(Listing):
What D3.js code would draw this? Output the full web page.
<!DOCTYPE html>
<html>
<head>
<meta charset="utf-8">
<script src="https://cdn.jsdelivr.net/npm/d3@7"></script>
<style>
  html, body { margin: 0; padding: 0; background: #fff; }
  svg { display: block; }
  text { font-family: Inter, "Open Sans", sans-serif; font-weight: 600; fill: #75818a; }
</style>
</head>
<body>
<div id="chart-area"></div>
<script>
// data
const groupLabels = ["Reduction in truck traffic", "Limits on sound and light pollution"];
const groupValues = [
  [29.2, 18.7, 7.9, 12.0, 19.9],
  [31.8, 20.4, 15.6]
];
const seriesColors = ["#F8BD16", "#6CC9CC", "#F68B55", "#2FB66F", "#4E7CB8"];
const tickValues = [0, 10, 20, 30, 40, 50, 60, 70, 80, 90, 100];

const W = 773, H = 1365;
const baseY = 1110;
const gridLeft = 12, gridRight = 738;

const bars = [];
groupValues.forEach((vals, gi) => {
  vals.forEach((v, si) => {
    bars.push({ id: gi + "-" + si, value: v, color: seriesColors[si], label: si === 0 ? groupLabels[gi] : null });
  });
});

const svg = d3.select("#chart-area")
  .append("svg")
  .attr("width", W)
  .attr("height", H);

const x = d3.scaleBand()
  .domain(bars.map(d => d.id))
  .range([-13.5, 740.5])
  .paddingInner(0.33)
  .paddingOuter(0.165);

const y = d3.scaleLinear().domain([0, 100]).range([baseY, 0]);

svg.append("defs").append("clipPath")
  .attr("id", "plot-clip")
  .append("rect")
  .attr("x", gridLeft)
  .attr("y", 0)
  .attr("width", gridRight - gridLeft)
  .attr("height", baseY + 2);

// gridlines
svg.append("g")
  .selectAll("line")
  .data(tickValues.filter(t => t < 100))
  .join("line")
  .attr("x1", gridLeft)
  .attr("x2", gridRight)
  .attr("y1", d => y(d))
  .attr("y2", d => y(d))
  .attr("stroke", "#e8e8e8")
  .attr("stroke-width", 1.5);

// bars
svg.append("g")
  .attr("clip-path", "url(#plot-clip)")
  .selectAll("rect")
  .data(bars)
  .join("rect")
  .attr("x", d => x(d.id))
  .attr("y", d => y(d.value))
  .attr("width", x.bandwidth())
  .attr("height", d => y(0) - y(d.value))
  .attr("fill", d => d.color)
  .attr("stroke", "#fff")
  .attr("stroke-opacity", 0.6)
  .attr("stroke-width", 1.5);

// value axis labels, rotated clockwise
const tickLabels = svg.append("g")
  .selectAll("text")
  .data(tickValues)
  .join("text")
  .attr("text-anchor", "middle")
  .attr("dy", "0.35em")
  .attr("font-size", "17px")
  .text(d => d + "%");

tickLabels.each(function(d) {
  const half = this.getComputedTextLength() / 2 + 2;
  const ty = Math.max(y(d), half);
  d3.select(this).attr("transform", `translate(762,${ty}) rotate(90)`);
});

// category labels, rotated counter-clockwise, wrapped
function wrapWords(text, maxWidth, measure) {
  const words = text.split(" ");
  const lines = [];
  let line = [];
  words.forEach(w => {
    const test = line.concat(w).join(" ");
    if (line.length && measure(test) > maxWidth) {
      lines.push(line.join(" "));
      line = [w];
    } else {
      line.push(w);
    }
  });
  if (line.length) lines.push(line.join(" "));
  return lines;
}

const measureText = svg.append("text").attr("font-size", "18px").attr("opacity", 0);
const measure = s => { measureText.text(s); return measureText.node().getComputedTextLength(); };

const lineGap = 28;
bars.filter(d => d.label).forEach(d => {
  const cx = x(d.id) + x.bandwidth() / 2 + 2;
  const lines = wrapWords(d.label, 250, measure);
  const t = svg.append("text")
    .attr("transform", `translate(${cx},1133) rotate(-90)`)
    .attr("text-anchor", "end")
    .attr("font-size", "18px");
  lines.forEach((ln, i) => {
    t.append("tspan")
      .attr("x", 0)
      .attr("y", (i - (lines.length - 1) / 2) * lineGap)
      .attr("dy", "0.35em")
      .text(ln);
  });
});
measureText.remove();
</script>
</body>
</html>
--
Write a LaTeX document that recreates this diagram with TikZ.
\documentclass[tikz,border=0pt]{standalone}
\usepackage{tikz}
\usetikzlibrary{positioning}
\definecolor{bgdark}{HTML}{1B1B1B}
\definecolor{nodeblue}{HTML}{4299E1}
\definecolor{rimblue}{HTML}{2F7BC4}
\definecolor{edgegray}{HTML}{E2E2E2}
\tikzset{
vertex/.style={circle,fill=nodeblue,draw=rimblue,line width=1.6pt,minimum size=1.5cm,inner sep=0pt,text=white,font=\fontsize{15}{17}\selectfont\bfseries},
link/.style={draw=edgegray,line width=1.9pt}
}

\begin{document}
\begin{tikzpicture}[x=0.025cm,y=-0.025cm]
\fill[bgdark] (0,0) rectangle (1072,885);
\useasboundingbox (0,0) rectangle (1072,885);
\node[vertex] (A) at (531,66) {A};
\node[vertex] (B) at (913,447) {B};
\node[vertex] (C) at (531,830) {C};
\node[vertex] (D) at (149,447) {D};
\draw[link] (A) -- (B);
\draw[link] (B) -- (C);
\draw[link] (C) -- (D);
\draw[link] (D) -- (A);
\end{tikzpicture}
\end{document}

(Exercise description): Tally the lines of the material above that contain the word "this" and report the total alone.

(The response): 4